== WHAT TO PRODUCE ==
Print the lines of the listing below verbatim from its first line through the line bearing "in the UK</div>". Any pictures are to be omitted.

|---|

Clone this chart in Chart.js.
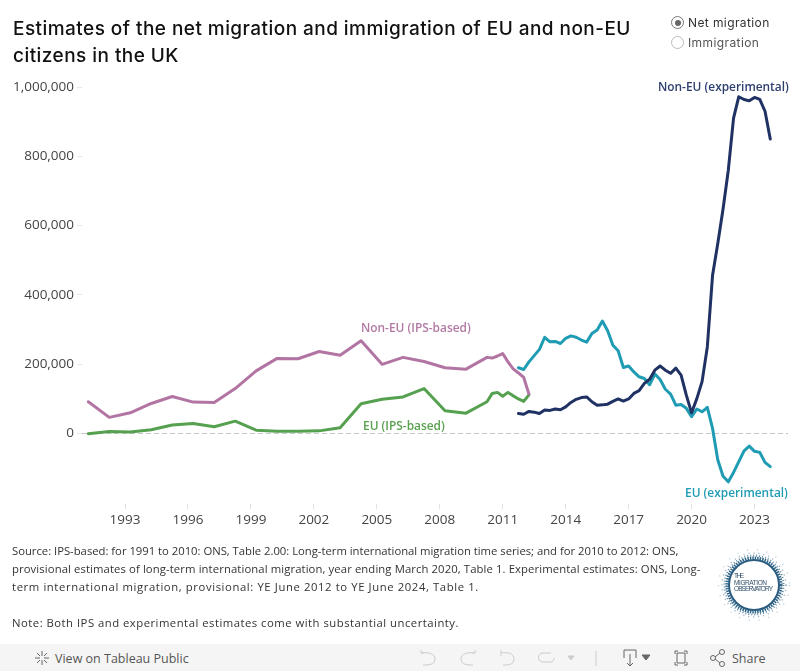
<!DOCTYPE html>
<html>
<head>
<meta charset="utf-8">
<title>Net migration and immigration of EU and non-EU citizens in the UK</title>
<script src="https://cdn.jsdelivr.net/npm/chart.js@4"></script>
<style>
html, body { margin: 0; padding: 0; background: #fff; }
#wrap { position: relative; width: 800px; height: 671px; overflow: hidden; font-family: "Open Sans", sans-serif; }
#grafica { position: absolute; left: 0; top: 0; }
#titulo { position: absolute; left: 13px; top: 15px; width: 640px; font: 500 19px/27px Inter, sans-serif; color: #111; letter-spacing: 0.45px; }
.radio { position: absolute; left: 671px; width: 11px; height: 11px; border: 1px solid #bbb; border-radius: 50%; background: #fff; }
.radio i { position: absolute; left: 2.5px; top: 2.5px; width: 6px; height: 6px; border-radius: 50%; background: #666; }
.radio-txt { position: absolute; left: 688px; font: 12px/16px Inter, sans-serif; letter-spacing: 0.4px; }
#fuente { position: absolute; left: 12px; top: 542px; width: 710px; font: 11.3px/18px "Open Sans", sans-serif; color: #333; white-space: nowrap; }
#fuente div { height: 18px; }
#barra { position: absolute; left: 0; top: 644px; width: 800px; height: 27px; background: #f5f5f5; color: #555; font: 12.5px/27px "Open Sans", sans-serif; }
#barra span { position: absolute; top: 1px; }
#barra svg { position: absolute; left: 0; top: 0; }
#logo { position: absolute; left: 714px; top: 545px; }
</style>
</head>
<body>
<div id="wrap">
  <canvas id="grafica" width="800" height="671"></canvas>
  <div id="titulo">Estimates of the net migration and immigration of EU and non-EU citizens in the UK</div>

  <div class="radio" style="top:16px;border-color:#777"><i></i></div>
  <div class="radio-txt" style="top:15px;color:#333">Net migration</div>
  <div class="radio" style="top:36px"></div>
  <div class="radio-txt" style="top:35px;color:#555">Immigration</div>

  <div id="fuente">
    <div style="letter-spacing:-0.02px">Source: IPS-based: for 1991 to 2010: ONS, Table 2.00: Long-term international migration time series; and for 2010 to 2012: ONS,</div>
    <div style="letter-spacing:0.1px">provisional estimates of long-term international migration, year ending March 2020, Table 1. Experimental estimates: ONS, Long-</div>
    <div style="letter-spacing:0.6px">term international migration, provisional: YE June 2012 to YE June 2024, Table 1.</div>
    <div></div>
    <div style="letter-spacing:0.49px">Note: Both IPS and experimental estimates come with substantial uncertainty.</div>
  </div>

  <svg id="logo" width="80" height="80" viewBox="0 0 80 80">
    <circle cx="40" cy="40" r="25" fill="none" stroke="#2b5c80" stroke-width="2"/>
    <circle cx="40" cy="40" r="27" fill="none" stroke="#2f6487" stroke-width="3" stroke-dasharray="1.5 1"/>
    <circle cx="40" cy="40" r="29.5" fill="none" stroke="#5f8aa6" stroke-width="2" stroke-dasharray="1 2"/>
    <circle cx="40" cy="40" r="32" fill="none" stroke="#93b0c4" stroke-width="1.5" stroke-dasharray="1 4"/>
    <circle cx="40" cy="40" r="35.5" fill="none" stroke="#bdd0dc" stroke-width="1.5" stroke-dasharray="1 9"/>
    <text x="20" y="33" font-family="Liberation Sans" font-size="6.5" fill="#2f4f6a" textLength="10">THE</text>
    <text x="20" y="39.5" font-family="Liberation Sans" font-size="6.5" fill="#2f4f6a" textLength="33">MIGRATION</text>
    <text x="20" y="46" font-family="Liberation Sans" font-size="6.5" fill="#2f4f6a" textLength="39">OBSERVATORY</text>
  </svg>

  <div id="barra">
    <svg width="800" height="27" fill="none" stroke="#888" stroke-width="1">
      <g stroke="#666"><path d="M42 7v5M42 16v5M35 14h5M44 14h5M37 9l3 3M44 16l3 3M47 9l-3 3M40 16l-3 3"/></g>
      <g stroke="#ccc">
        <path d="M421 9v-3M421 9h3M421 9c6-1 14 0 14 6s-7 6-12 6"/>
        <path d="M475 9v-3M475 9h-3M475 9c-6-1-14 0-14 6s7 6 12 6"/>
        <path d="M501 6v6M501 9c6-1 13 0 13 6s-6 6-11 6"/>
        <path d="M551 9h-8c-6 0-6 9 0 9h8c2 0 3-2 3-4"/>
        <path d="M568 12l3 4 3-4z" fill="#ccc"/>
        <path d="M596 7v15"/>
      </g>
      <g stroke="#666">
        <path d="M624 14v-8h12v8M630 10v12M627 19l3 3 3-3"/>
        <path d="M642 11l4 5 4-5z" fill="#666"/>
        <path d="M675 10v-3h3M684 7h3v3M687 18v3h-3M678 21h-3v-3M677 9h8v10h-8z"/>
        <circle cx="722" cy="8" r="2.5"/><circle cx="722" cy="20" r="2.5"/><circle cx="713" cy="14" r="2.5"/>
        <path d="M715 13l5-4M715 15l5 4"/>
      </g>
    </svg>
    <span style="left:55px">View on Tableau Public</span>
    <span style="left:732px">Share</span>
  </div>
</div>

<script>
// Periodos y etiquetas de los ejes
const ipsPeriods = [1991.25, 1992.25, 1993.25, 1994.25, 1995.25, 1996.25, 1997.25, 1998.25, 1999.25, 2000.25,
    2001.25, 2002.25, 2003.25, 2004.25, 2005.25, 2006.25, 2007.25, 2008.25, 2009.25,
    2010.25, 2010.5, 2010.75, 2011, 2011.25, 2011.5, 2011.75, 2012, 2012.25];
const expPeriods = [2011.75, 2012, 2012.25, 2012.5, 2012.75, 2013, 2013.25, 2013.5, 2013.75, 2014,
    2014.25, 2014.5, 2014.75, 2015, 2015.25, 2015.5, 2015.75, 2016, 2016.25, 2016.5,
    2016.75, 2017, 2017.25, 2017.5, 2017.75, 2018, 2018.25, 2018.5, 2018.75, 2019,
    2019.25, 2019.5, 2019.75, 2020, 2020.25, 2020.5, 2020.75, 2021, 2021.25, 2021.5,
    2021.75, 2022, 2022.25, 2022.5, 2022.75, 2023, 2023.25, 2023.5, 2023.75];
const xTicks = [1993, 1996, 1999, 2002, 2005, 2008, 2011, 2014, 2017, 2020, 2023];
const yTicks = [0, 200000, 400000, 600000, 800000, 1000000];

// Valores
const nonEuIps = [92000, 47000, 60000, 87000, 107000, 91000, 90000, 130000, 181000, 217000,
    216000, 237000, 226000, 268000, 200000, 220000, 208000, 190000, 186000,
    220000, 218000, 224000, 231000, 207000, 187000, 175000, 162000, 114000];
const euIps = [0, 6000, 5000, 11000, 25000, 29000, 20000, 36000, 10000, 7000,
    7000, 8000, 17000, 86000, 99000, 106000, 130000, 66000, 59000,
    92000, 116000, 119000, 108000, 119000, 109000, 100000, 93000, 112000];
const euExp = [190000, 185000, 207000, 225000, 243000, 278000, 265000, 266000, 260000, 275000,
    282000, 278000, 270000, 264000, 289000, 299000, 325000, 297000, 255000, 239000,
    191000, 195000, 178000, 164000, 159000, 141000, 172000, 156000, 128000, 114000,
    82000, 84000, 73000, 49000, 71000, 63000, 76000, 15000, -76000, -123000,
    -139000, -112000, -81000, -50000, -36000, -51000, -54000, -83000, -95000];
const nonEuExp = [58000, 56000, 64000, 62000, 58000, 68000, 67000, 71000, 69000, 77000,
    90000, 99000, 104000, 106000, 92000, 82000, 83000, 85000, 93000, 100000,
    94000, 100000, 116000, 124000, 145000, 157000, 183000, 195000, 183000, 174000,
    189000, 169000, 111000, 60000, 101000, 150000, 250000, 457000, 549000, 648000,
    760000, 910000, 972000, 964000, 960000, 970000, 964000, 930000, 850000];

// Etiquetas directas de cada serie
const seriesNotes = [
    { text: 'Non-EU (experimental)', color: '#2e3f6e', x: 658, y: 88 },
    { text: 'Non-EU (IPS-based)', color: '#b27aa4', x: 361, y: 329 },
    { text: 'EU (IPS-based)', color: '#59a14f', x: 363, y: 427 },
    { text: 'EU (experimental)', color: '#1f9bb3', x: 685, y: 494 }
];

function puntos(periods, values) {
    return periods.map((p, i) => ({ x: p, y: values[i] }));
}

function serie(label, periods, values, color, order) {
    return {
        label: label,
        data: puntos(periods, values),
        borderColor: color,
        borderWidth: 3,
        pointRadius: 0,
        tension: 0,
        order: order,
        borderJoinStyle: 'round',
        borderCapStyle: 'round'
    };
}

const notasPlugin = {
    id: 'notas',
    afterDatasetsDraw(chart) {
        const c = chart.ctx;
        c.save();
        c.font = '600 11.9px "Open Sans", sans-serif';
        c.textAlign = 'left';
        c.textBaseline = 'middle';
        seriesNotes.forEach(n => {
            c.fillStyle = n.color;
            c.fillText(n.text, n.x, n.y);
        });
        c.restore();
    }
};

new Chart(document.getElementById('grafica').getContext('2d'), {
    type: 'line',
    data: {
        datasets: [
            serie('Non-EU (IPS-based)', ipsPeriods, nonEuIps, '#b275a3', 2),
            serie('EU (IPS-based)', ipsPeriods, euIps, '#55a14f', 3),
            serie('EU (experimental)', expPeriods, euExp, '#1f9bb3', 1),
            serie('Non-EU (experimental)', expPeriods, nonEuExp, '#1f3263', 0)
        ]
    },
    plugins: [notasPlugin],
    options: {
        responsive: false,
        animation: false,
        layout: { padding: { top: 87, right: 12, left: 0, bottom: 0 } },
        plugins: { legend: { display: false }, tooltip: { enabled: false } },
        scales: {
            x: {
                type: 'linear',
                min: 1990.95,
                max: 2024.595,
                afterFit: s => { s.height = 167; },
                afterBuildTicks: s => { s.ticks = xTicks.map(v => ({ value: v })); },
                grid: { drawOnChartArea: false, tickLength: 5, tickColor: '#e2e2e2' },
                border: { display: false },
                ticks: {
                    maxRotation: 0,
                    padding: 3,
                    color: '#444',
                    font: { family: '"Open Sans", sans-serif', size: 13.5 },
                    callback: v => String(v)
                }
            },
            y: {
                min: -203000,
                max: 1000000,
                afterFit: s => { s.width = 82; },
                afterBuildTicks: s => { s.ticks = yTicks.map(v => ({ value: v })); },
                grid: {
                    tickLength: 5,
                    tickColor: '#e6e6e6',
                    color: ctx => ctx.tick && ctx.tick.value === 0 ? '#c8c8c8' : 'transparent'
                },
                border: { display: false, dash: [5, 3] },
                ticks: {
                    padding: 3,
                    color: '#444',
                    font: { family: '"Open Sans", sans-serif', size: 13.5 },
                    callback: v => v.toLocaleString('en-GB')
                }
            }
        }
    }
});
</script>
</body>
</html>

|---|

== EXERCISE RESPONSE ==
Clone this chart in Chart.js.
<!DOCTYPE html>
<html>
<head>
<meta charset="utf-8">
<title>Net migration and immigration of EU and non-EU citizens in the UK</title>
<script src="https://cdn.jsdelivr.net/npm/chart.js@4"></script>
<style>
html, body { margin: 0; padding: 0; background: #fff; }
#wrap { position: relative; width: 800px; height: 671px; overflow: hidden; font-family: "Open Sans", sans-serif; }
#grafica { position: absolute; left: 0; top: 0; }
#titulo { position: absolute; left: 13px; top: 15px; width: 640px; font: 500 19px/27px Inter, sans-serif; color: #111; letter-spacing: 0.45px; }
.radio { position: absolute; left: 671px; width: 11px; height: 11px; border: 1px solid #bbb; border-radius: 50%; background: #fff; }
.radio i { position: absolute; left: 2.5px; top: 2.5px; width: 6px; height: 6px; border-radius: 50%; background: #666; }
.radio-txt { position: absolute; left: 688px; font: 12px/16px Inter, sans-serif; letter-spacing: 0.4px; }
#fuente { position: absolute; left: 12px; top: 542px; width: 710px; font: 11.3px/18px "Open Sans", sans-serif; color: #333; white-space: nowrap; }
#fuente div { height: 18px; }
#barra { position: absolute; left: 0; top: 644px; width: 800px; height: 27px; background: #f5f5f5; color: #555; font: 12.5px/27px "Open Sans", sans-serif; }
#barra span { position: absolute; top: 1px; }
#barra svg { position: absolute; left: 0; top: 0; }
#logo { position: absolute; left: 714px; top: 545px; }
</style>
</head>
<body>
<div id="wrap">
  <canvas id="grafica" width="800" height="671"></canvas>
  <div id="titulo">Estimates of the net migration and immigration of EU and non-EU citizens in the UK</div>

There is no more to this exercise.